Figure 5. 2020 Jobs by Clean Energy Sector (Per Million Residents)
How does the home energy burden in Massachusetts compare to the rest of the region? (with 1 as the least energy burdened)
Massachusetts is, on average, the third least energy burdened state in the Northeast. The state's energy burden, defined as the average annual housing energy costs divided by the average annual household income, sits at 2.9 percent (electric, gas, and oil energy costs combined). Green Dash displays home energy burden at the county level, as seen in the figure below. As evidenced by both the table and figure below, Maine has the highest degree of energy burden. Two possible explanations for Maine’s high energy burden are its colder temperatures and the prevalence of oil-heated homes, which are typically more expensive to heat.
Table 2. Average Statewide Home Energy Burden
Figure 6. 2018 Residential Home Energy Burden by County
Which Massachusetts county is the most energy burdened?
Green Dash displays county-level energy burden for each state. (Note that Excel’s mapping feature is unable to map various counties in the Northeast, preventing Massachusetts from displaying as its true shape.) In the bottom right corner of the state, Duke County is displayed in dark red as the most energy burdened county, averaging a 6.6 percent home energy burden.

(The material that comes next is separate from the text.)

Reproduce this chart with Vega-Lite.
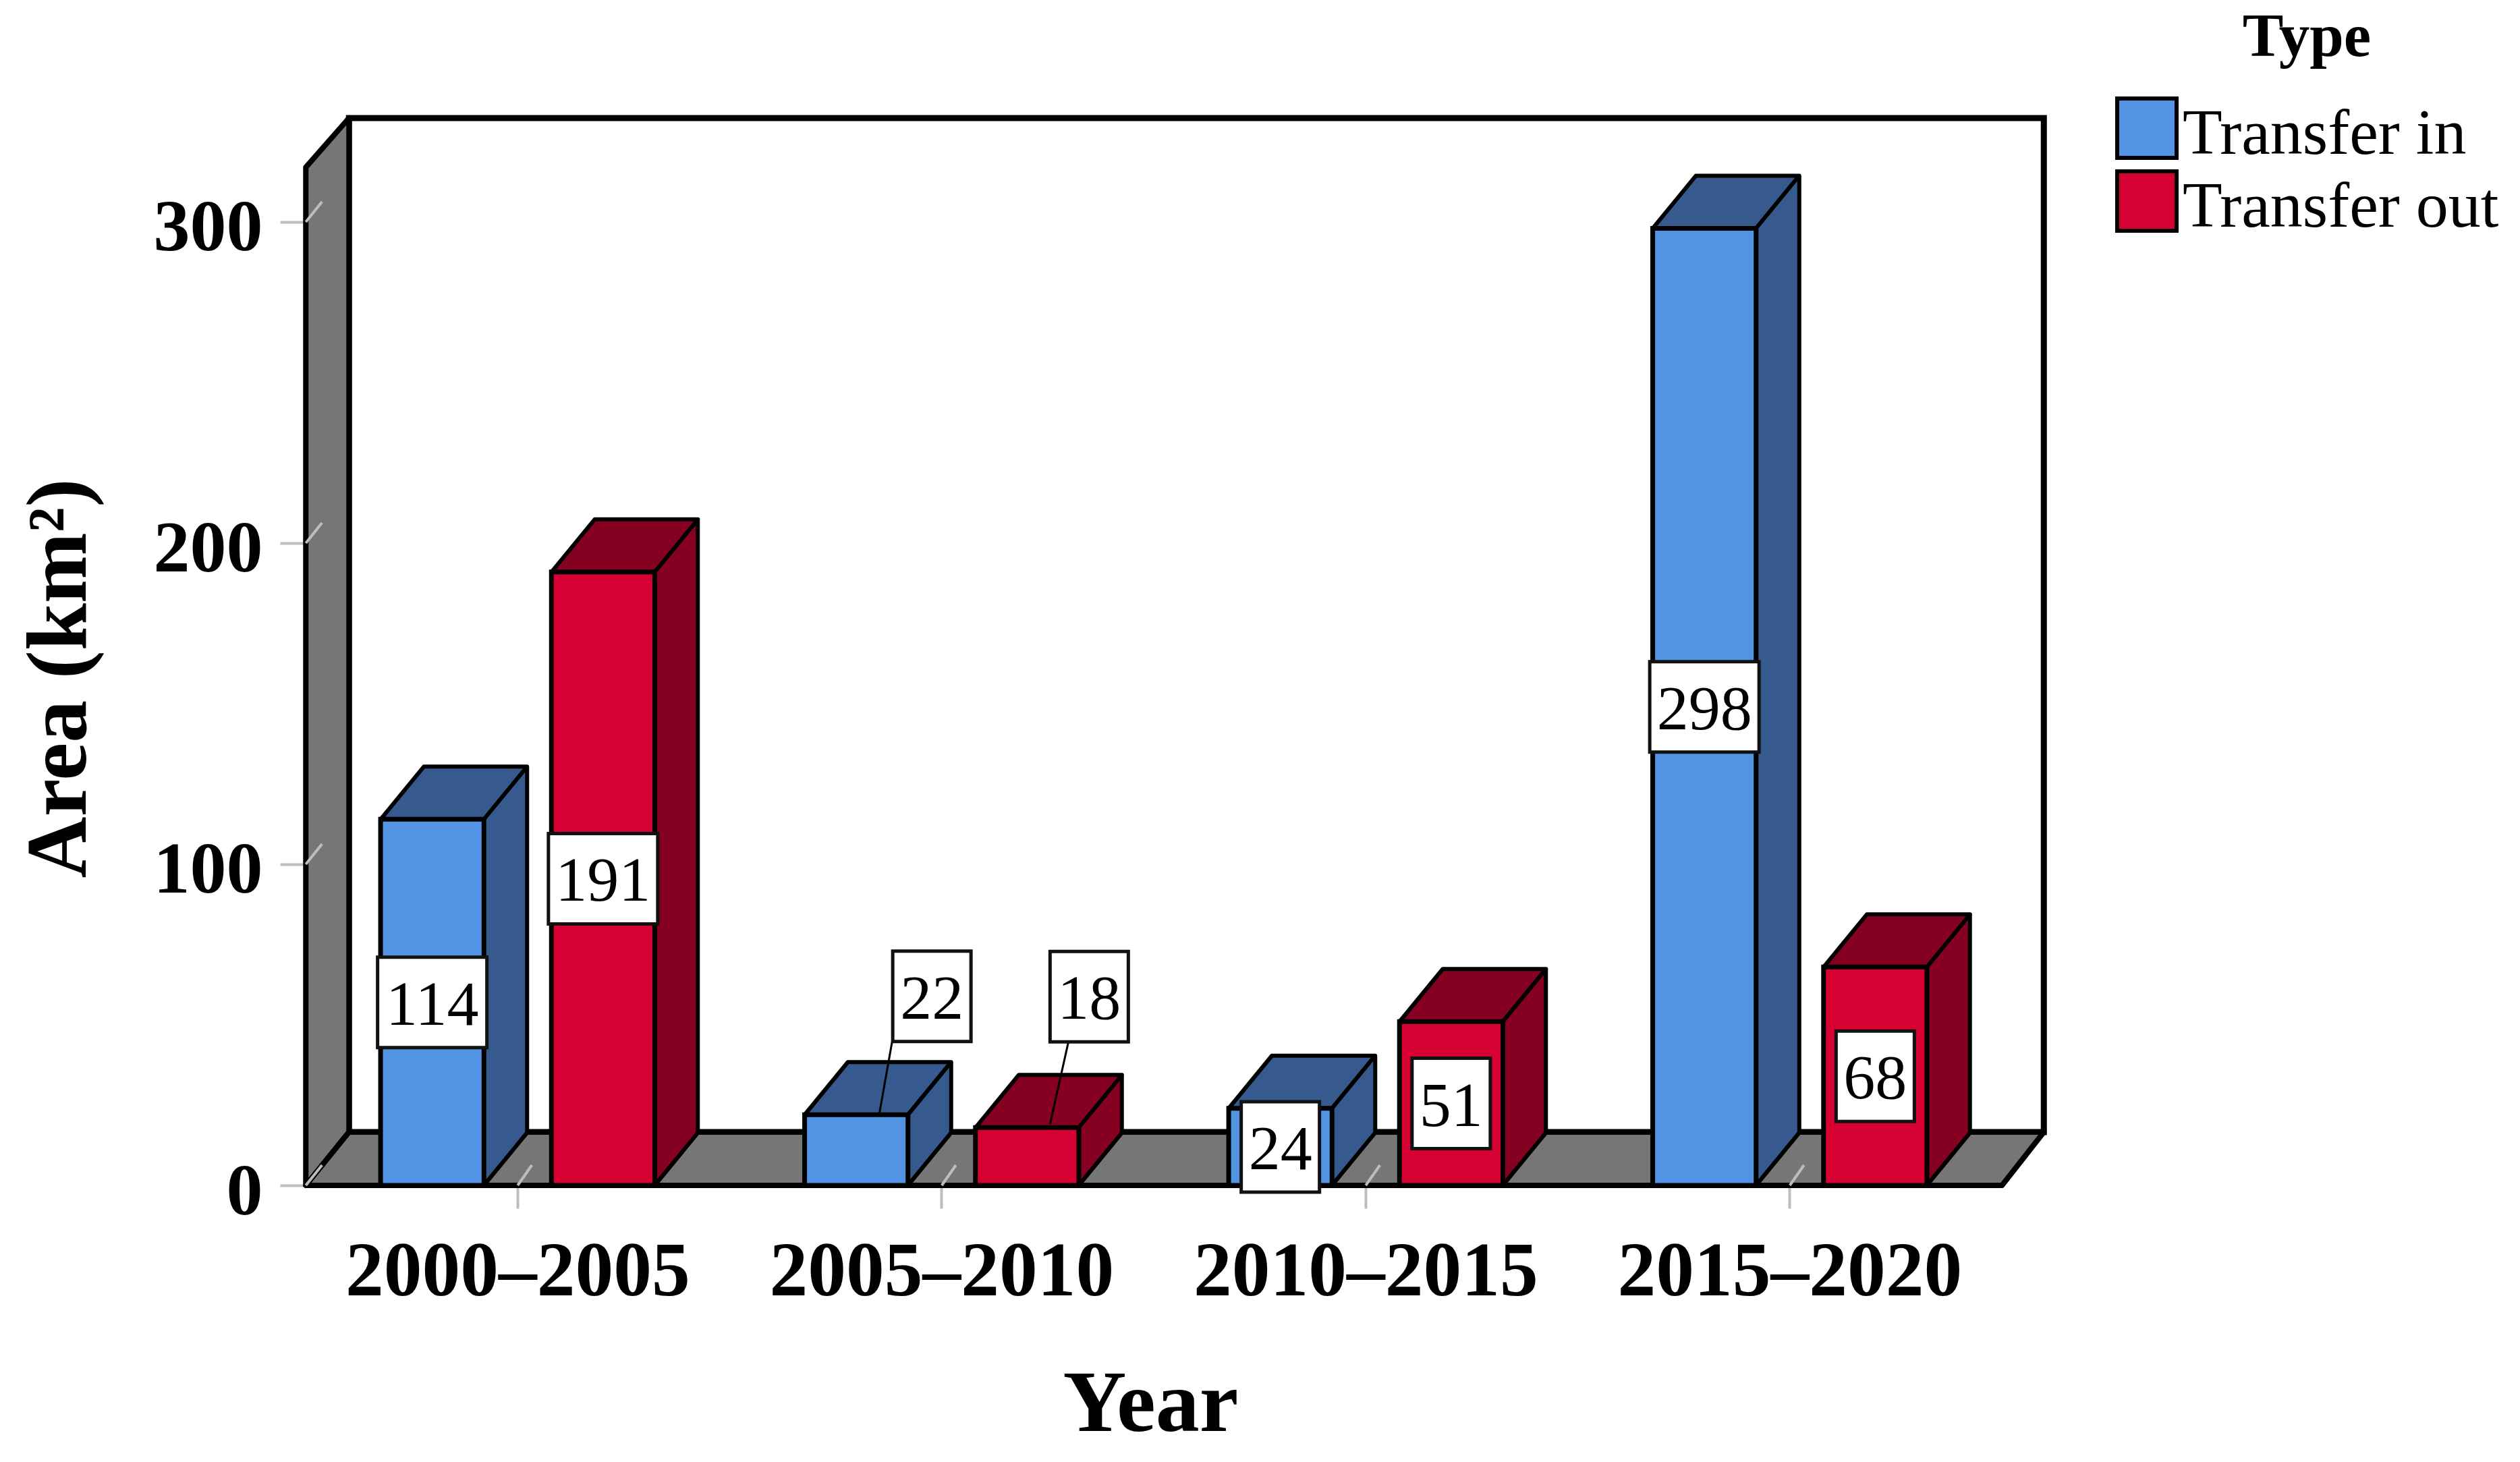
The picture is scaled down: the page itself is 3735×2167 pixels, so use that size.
{"$schema":"https://vega.github.io/schema/vega-lite/v6.json","width":2514,"height":1509,"autosize":{"type":"none"},"padding":{"left":453,"top":248,"right":768,"bottom":410},"background":"white","config":{"view":{"stroke":null},"font":"Liberation Serif","legend":{"labelLimit":1000,"titleLimit":1000}},"data":{"values":[{"period":"2000–2005","type":"Transfer in","value":114,"mid":57},{"period":"2000–2005","type":"Transfer out","value":191,"mid":95.5},{"period":"2005–2010","type":"Transfer in","value":22,"mid":11},{"period":"2005–2010","type":"Transfer out","value":18,"mid":9},{"period":"2010–2015","type":"Transfer in","value":24,"mid":12},{"period":"2010–2015","type":"Transfer out","value":51,"mid":25.5},{"period":"2015–2020","type":"Transfer in","value":298,"mid":149},{"period":"2015–2020","type":"Transfer out","value":68,"mid":34}]},"encoding":{"x":{"field":"period","type":"nominal","sort":null,"scale":{"type":"band","domain":["2000–2005","2005–2010","2010–2015","2015–2020"],"paddingInner":0,"paddingOuter":0},"axis":{"title":"Year","titleFont":"Liberation Serif","titleFontSize":130,"titleFontWeight":"bold","titleColor":"#000","titleX":1252,"titleY":363,"titleBaseline":"alphabetic","titleAnchor":null,"labelFont":"Liberation Serif","labelFontSize":113.5,"labelFontWeight":"bold","labelColor":"#000","labelAngle":0,"labelPadding":38,"labelOverlap":false,"labelBound":false,"labelFlush":false,"labelLimit":1000,"domain":false,"grid":false,"tickColor":"#bdbdbd","tickWidth":4,"tickSize":34}},"xOffset":{"field":"type","type":"nominal","sort":null,"scale":{"domain":["Transfer in","Transfer out"],"paddingInner":0.395,"paddingOuter":0.4386}},"y":{"field":"value","type":"quantitative","scale":{"domain":[0,317],"nice":false,"zero":true},"axis":{"title":"Area (km²)","titleFont":"Liberation Serif","titleFontSize":126,"titleFontWeight":"bold","titleColor":"#000","titleX":-327,"titleY":757,"titleBaseline":"alphabetic","titleAngle":-90,"titleAlign":"center","labelFont":"Liberation Serif","labelFontSize":108,"labelFontWeight":"bold","labelColor":"#000","labelPadding":26,"labelOffset":10,"labelOverlap":false,"labelBound":false,"labelFlush":false,"values":[0,100,200,300],"domain":false,"grid":false,"tickColor":"#bdbdbd","tickWidth":4,"tickSize":38}}},"resolve":{"scale":{"color":"independent"}},"layer":[{"data":{"values":[{"t":0}]},"mark":{"type":"point","opacity":1,"filled":true,"fill":"#ffffff","stroke":"#000","strokeWidth":9,"size":4,"shape":"M-250 -79L-250 -1582L2262 -1582L2262 -79Z"},"encoding":{"x":{"datum":"2000–2005"},"y":{"field":"t","type":"quantitative"},"xOffset":null}},{"data":{"values":[{"t":0}]},"mark":{"type":"point","opacity":1,"filled":true,"fill":"#767676","stroke":"#000","strokeWidth":8,"size":4,"strokeJoin":"round","shape":"M-314 0L-314 -1509L-250 -1582L-250 -79Z"},"encoding":{"x":{"datum":"2000–2005"},"y":{"field":"t","type":"quantitative"},"xOffset":null}},{"data":{"values":[{"t":0}]},"mark":{"type":"point","opacity":1,"filled":true,"fill":"#767676","stroke":"#000","strokeWidth":8,"size":4,"strokeJoin":"round","shape":"M-314 0L2200 0L2262 -79L-250 -79Z"},"encoding":{"x":{"datum":"2000–2005"},"y":{"field":"t","type":"quantitative"},"xOffset":null}},{"data":{"values":[{"t":0},{"t":100},{"t":200},{"t":300}]},"mark":{"type":"point","opacity":1,"filled":false,"stroke":"#bdbdbd","strokeWidth":4,"size":4,"shape":"M-314 0L-290 -30"},"encoding":{"x":{"datum":"2000–2005"},"y":{"field":"t","type":"quantitative"},"xOffset":null}},{"data":{"values":[{"p":"2000–2005","t":0},{"p":"2005–2010","t":0},{"p":"2010–2015","t":0},{"p":"2015–2020","t":0}]},"mark":{"type":"point","opacity":1,"filled":false,"stroke":"#bdbdbd","strokeWidth":4,"size":4,"shape":"M0 0L21 -30"},"encoding":{"x":{"field":"p","type":"nominal"},"y":{"field":"t","type":"quantitative"},"xOffset":null}},{"mark":{"type":"point","opacity":1,"filled":true,"size":4,"strokeWidth":0,"shape":"M-76.5 0L-12.5 -78L140.5 -78L140.5 1L76.5 1Z"},"encoding":{"color":{"field":"type","type":"nominal","scale":{"domain":["Transfer in","Transfer out"],"range":["#375A8E","#860021"]},"legend":null}}},{"transform":[{"filter":"datum.type=='Transfer in'"}],"mark":{"type":"rule","strokeWidth":64,"strokeCap":"butt","color":"#375A8E","xOffset":-18,"y2Offset":-78},"encoding":{"xOffset":null,"y2":{"datum":0}}},{"transform":[{"filter":"datum.type=='Transfer out'"}],"mark":{"type":"rule","strokeWidth":64,"strokeCap":"butt","color":"#860021","xOffset":235,"y2Offset":-78},"encoding":{"xOffset":null,"y2":{"datum":0}}},{"mark":{"type":"point","opacity":1,"filled":true,"size":4,"strokeWidth":0,"shape":"M76.5 0L76.5 -79L140.5 -79L140.5 -78Z"},"encoding":{"y":{"datum":0},"color":{"field":"type","type":"nominal","scale":{"domain":["Transfer in","Transfer out"],"range":["#375A8E","#860021"]},"legend":null}}},{"mark":{"type":"point","opacity":1,"filled":false,"stroke":"#000","strokeWidth":6,"strokeJoin":"round","size":4,"shape":"M-76.5 0L-12.5 -78L140.5 -78L76.5 0"}},{"mark":{"type":"point","opacity":1,"filled":false,"stroke":"#000","strokeWidth":6,"size":4,"shape":"M76.5 0L140.5 -78"},"encoding":{"y":{"datum":0}}},{"transform":[{"filter":"datum.type=='Transfer in'"}],"mark":{"type":"rule","strokeWidth":6,"strokeCap":"butt","color":"#000","xOffset":14,"yOffset":-78,"y2Offset":-78},"encoding":{"xOffset":null,"y2":{"datum":0}}},{"transform":[{"filter":"datum.type=='Transfer out'"}],"mark":{"type":"rule","strokeWidth":6,"strokeCap":"butt","color":"#000","xOffset":267,"yOffset":-78,"y2Offset":-78},"encoding":{"xOffset":null,"y2":{"datum":0}}},{"mark":{"type":"bar","stroke":"#000","strokeWidth":7},"encoding":{"y2":{"datum":0},"color":{"field":"type","type":"nominal","scale":{"domain":["Transfer in","Transfer out"],"range":["#5293E3","#D60032"]},"legend":{"title":"Type","orient":"none","legendX":2681,"legendY":-237,"titleFont":"Liberation Serif","titleFontSize":91,"titleFontWeight":"bold","titleColor":"#000","titleAnchor":"middle","titlePadding":40,"labelFont":"Liberation Serif","labelFontSize":96,"labelColor":"#000","labelOffset":5,"symbolType":"square","symbolSize":7744,"symbolStrokeColor":"#000","symbolStrokeWidth":6,"symbolOpacity":1,"rowPadding":-5,"encode":{"labels":{"update":{"dy":{"value":9}}}}}}}},{"transform":[{"filter":"datum.value==22"}],"mark":{"type":"point","opacity":1,"filled":false,"stroke":"#000","strokeWidth":3,"size":4,"yOffset":-228,"shape":"M53 68L34 175"},"encoding":{"y":{"field":"mid","type":"quantitative"}}},{"transform":[{"filter":"datum.value==18"}],"mark":{"type":"point","opacity":1,"filled":false,"stroke":"#000","strokeWidth":3,"size":4,"yOffset":-237,"shape":"M61 68L34 189"},"encoding":{"y":{"field":"mid","type":"quantitative"}}},{"transform":[{"filter":"datum.value>=100"}],"mark":{"type":"point","opacity":1,"filled":true,"fill":"#fff","stroke":"#111","strokeWidth":5,"size":4,"shape":"M-81 -67L81 -67L81 67L-81 67Z"},"encoding":{"y":{"field":"mid","type":"quantitative"}}},{"transform":[{"filter":"datum.value<100&&datum.value!=22&&datum.value!=18"}],"mark":{"type":"point","opacity":1,"filled":true,"fill":"#fff","stroke":"#111","strokeWidth":5,"size":4,"shape":"M-58 -67L58 -67L58 67L-58 67Z"},"encoding":{"y":{"field":"mid","type":"quantitative"}}},{"transform":[{"filter":"datum.value==22"}],"mark":{"type":"point","opacity":1,"filled":true,"fill":"#fff","stroke":"#111","strokeWidth":5,"size":4,"yOffset":-228,"shape":"M54 -67L170 -67L170 67L54 67Z"},"encoding":{"y":{"field":"mid","type":"quantitative"}}},{"transform":[{"filter":"datum.value==18"}],"mark":{"type":"point","opacity":1,"filled":true,"fill":"#fff","stroke":"#111","strokeWidth":5,"size":4,"yOffset":-237,"shape":"M34 -67L150 -67L150 67L34 67Z"},"encoding":{"y":{"field":"mid","type":"quantitative"}}},{"transform":[{"filter":"datum.value!=22&&datum.value!=18"}],"mark":{"type":"text","font":"Liberation Serif","fontSize":94,"color":"#000","dy":5},"encoding":{"y":{"field":"mid","type":"quantitative"},"text":{"field":"value","type":"quantitative"}}},{"transform":[{"filter":"datum.value==22"}],"mark":{"type":"text","font":"Liberation Serif","fontSize":94,"color":"#000","dy":5,"dx":112,"yOffset":-228},"encoding":{"y":{"field":"mid","type":"quantitative"},"text":{"field":"value","type":"quantitative"}}},{"transform":[{"filter":"datum.value==18"}],"mark":{"type":"text","font":"Liberation Serif","fontSize":94,"color":"#000","dy":5,"dx":92,"yOffset":-237},"encoding":{"y":{"field":"mid","type":"quantitative"},"text":{"field":"value","type":"quantitative"}}}]}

Figure 7. 2018 Residential Home Energy Burden by Massachusetts County
Green Dash explores other metrics than the ones referenced within this post, including metrics related to energy efficiency, non-electric fuels, and battery storage. The tool is easy to use and can help quickly answer your burning energy data questions. Importantly, this tool provides the “what” but not the “why,” thereby maintaining its objectivity, and hopefully luring users into deep data dives—a favorite pastime here at Synapse.
Green Dash was developed by Synapse Energy Economics, Inc. on behalf of the Barr Foundation. This tool is based on publicly available data and can be cited in reports or testimony as:
Synapse Energy Economics. 2022. “Green Dash Northeast.” An energy emissions tool funded by the Barr Foundation. Available at: www.synapse-energy.com/green-dash-northeast.